Despite his disgraceful exit from Naval service, Farnsworth still had enough social grace to make him acceptable in the best Washington society. He got most of his information by contacting former associates to solicit documents, who were unaware of the true reason for his requests, saying that he needed the information for "magazine articles". He also picked up small bits of Navy information from wives of high-ranking officers and shrewdly pieced them together. Once, feigning drunkenness and pretending that he was a commander, he boarded a destroyer at Annapolis, tricked an ensign into giving him maneuver data, rushed back to the Japanese Embassy, had them photostatted, and returned them the next day. It was actually easy for him to obtain this information, as Navy security at that time was relatively lax.

However, when Farnsworth stole a confidential Navy manual, The Service of Information and Security, which contained plans for battle information and tactics that were gathered from field maneuvers and tested by high-ranking naval officers, alarm bells were raised, and the Office of Naval Intelligence (ONI) was called upon to investigate its disappearance. It was learned later that he had photostatted the manual and sold the copy to the Japanese on May 15, 1935.

During the investigation, ONI officers heard that Farnsworth had been flashing large sums of money around naval officers who knew him, despite the fact that he was believed to be destitute. Further investigation revealed that he had borrowed code and signal books and had been asking questions about tactics, new ship designs, and weapons. Finally, the wife of a high-ranking officer living in Annapolis complained to the ONI that Farnsworth was pushing her to allow him to read official documents. He was placed under joint surveillance by the ONI and the FBI.
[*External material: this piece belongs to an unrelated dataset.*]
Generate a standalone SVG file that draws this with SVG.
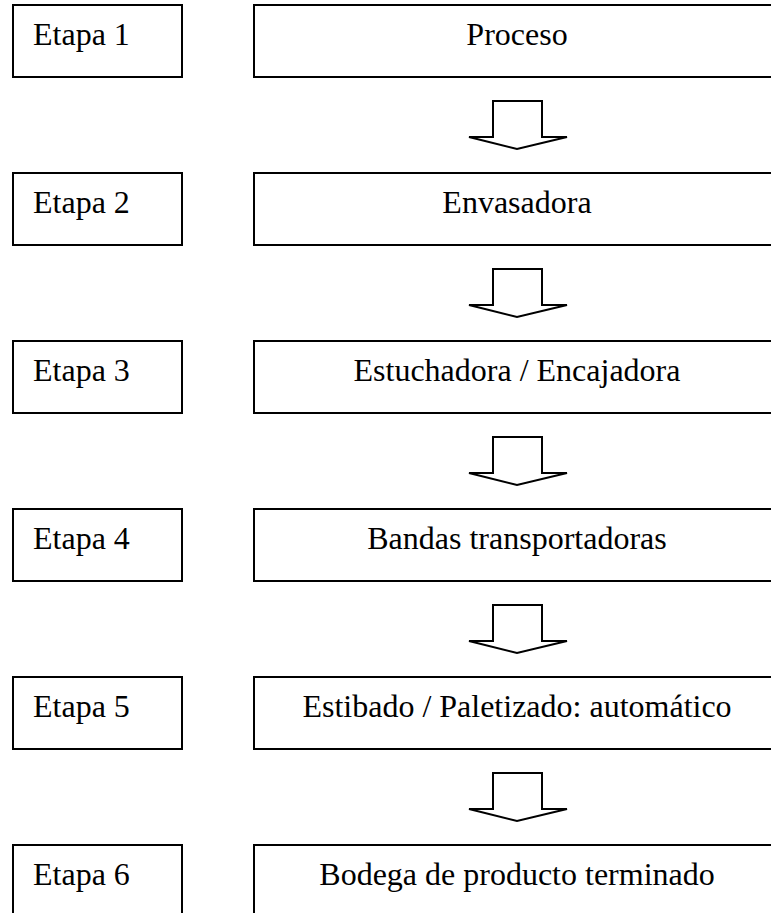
<svg xmlns="http://www.w3.org/2000/svg" width="771" height="913" viewBox="0 0 771 913">
<style>
.box{fill:#fff;stroke:#000;stroke-width:2}
.arr{fill:#fff;stroke:#000;stroke-width:2;stroke-linejoin:miter}
.t{font-family:'Liberation Serif','Times New Roman',Tinos,'DejaVu Serif',serif;font-size:32px;fill:#000}
.c{text-anchor:middle}
</style>
<defs>
<polygon id="arrow" class="arr" points="493,101 542,101 542,137 567,137 517,149 469,137 493,137"/>
</defs>
<rect width="771" height="913" fill="#fff"/>
<g id="connectors">
<use href="#arrow"/>
<use href="#arrow" y="168"/>
<use href="#arrow" y="336"/>
<use href="#arrow" y="504"/>
<use href="#arrow" y="672"/>
</g>
<g id="etapa1"><rect class="box" x="13" y="5" width="169" height="72"/><text class="t" x="33" y="45">Etapa 1</text></g>
<g id="proceso"><rect class="box" x="254" y="5" width="526" height="72"/><text class="t c" x="517" y="45">Proceso</text></g>
<g id="etapa2"><rect class="box" x="13" y="173" width="169" height="72"/><text class="t" x="33" y="213">Etapa 2</text></g>
<g id="envasadora"><rect class="box" x="254" y="173" width="526" height="72"/><text class="t c" x="517" y="213">Envasadora</text></g>
<g id="etapa3"><rect class="box" x="13" y="341" width="169" height="72"/><text class="t" x="33" y="381">Etapa 3</text></g>
<g id="estuchadora"><rect class="box" x="254" y="341" width="526" height="72"/><text class="t c" x="517" y="381">Estuchadora / Encajadora</text></g>
<g id="etapa4"><rect class="box" x="13" y="509" width="169" height="72"/><text class="t" x="33" y="549">Etapa 4</text></g>
<g id="bandas"><rect class="box" x="254" y="509" width="526" height="72"/><text class="t c" x="517" y="549">Bandas transportadoras</text></g>
<g id="etapa5"><rect class="box" x="13" y="677" width="169" height="72"/><text class="t" x="33" y="717">Etapa 5</text></g>
<g id="estibado"><rect class="box" x="254" y="677" width="526" height="72"/><text class="t c" x="517" y="717">Estibado / Paletizado: automático</text></g>
<g id="etapa6"><rect class="box" x="13" y="845" width="169" height="72"/><text class="t" x="33" y="885">Etapa 6</text></g>
<g id="bodega"><rect class="box" x="254" y="845" width="526" height="72"/><text class="t c" x="517" y="885">Bodega de producto terminado</text></g>
</svg>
==Meetings with a journalist==
When Commander Yamaki was replaced by Commander Bunjiro Yamaguchi in November 1935, the latter decided to pay Farnsworth on a piecemeal, rather than retainer, basis. Faced with a sudden drop in income, and somehow having got wind that investigators were closing in on him, he approached Fulton Lewis Jr., the Washington correspondent for the Hearst newspapers, in early 1936. He proposed to Lewis that he would write a series of articles entitled: "How I was a Spy in the American Navy for the Japanese Government" for $20,000 in an apparent effort to convince him that he was a double agent. He also made it a condition that he be given a head start to catch the zeppelin Hindenburg for Germany. Lewis promptly informed Capt. William D. Puleston, the Director of ONI, of the encounter.

The next time Farnsworth and Lewis met, the latter demanded proof of the former's relations with the Japanese. Farnsworth then called up Commander Yamaguchi in Lewis's presence and demanded money from the officer. A meeting was arranged, and Farnsworth tried to convince Lewis to accompany him, posing as a cabdriver. Lewis refused, but so anxious was Farnsworth to prove his bona fides that he took Lewis to the office where he had the confidential manual photostatted and also provided other corroborating evidence to his story.
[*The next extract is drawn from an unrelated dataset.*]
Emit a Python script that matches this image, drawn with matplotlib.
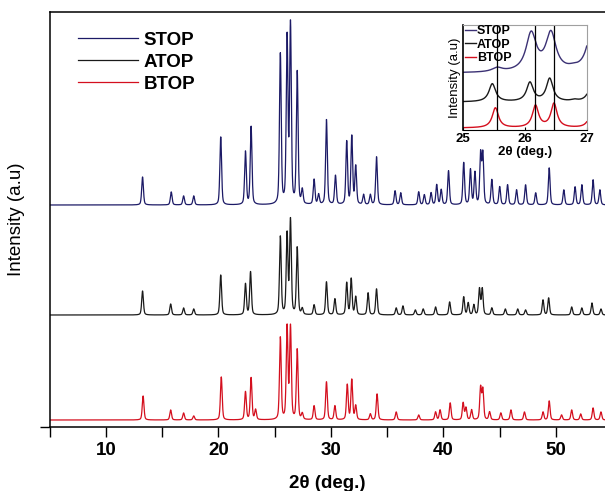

==Arrest, trial and conviction==
Faced with this evidence, Lewis told Puleston again, who arranged for Farnsworth's arrest on July 14, 1936. Farnsworth was charged with selling confidential information to the Japanese. He was held on $10,000 bond until his preliminary hearing.

The case was given to a grand jury. During the grand jury testimony, it was revealed that Farnsworth had telephoned the Japanese Embassy twice on the day before his arrest. Lt. Commander Leslie G. Genhres testified that Farnsworth took the confidential study from his desk in the Navy Department on August 1, 1934. An employee of the navy photostat plant, Mrs. Grace Jamieson, said that Farnsworth made frequent visits to the plant to copy military documents.
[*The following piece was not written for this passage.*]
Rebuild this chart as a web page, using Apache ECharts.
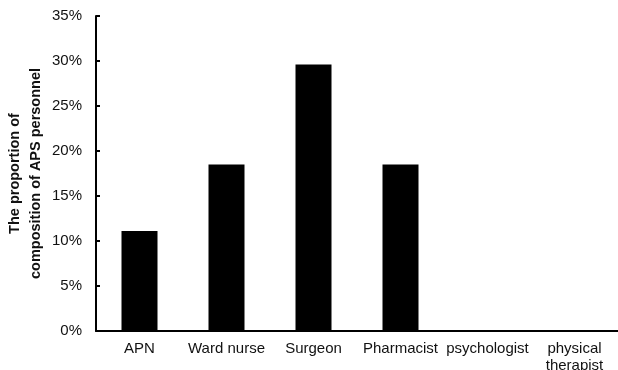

Based on this, the grand jury indicted Farnsworth on the charge of selling to the Japanese the confidential manual, as well as conspiracy to do the same; in the indictment, the grand jury also included Lt. Commanders Ichimiya and Yamaki, who promptly left for Japan. If found guilty, Farnsworth would face a maximum sentence of 20 years.

Although Farnsworth indicated that he would base his defence on an aircraft accident he had when he took courses in NAS Pensacola, making him "irresponsible", the Navy shot down that argument, saying that no record of such an accident existed. His lawyer, in turn, asked the court-martial commission to have Ichimiya and Yamaki testify in Farnsworth's defence through the American Consul General in Tokyo. However, Japan refused the request, citing Japanese law prohibiting military officers from being compelled to answer questions in a foreign country.

On February 15, 1937, Farnsworth changed his not-guilty plea to nolo contendere, dispensing with a jury trial and leaving the judge to decide on the case; if the trial had proceeded, the prosecution would have been ready to prove its case by presenting a parade of witnesses and other evidence. When the judge heard the no-contest plea, he indicated that he would review the aspects of the case before he pronounced sentence. However, a few days later, Farnsworth again changed his plea to not guilty. He reasoned that he made his plea without prior counsel, and it was based on the notoriety that resulted from his case. The judge said that Farnsworth was within his rights to change his plea before sentencing and that he would hear his motion.

This was, in fact, the first of Farnsworth's attempts to have his case dismissed. His defence team withdrew, and he informed the judge that he would conduct his defence pro se. His next move was to file a writ of habeas corpus to obtain his release. He argued that the facts alleged in the indictment, under which he was convicted, did not constitute a crime. He further argued that he did not know that nolo contendere was tantamount to a guilty plea and wanted to withdraw the plea, but was met with rejection. The court was not in any way convinced of these arguments and denied his writ.

==Sentencing and appeal==
On February 27, 1937, John Semer Farnsworth was sentenced to four to twelve years in prison for conspiring "to communicate and transmit to a foreign government—to wit Japan—writings, code books, photographs and plans relating to the national defense with the intent that they should be used to the injury of the United States". Details of the Farnsworth case appeared in Alan Hynd's 1943 book Betrayal from the East: The Inside Story of the Japanese Spies in America and in Captain Ellis M. Zacharias' 1946 book Secret Missions: The Story of an Intelligence Officer.

In January 1938, he appealed the judge's decision in his petition for the writ of habeas corpus by arguing that the court erred in ruling that a petitioner could not be released "from unlawful imprisonment" by habeas corpus proceedings; further, that the court did not have jurisdiction in the first place and had no power to pronounce an indeterminate sentence. Despite his efforts, his appeal was rejected and his sentence upheld by the United States Court of Appeals for the Fifth Circuit.

He served an eleven-year prison term. He died in Manhattan at age 59.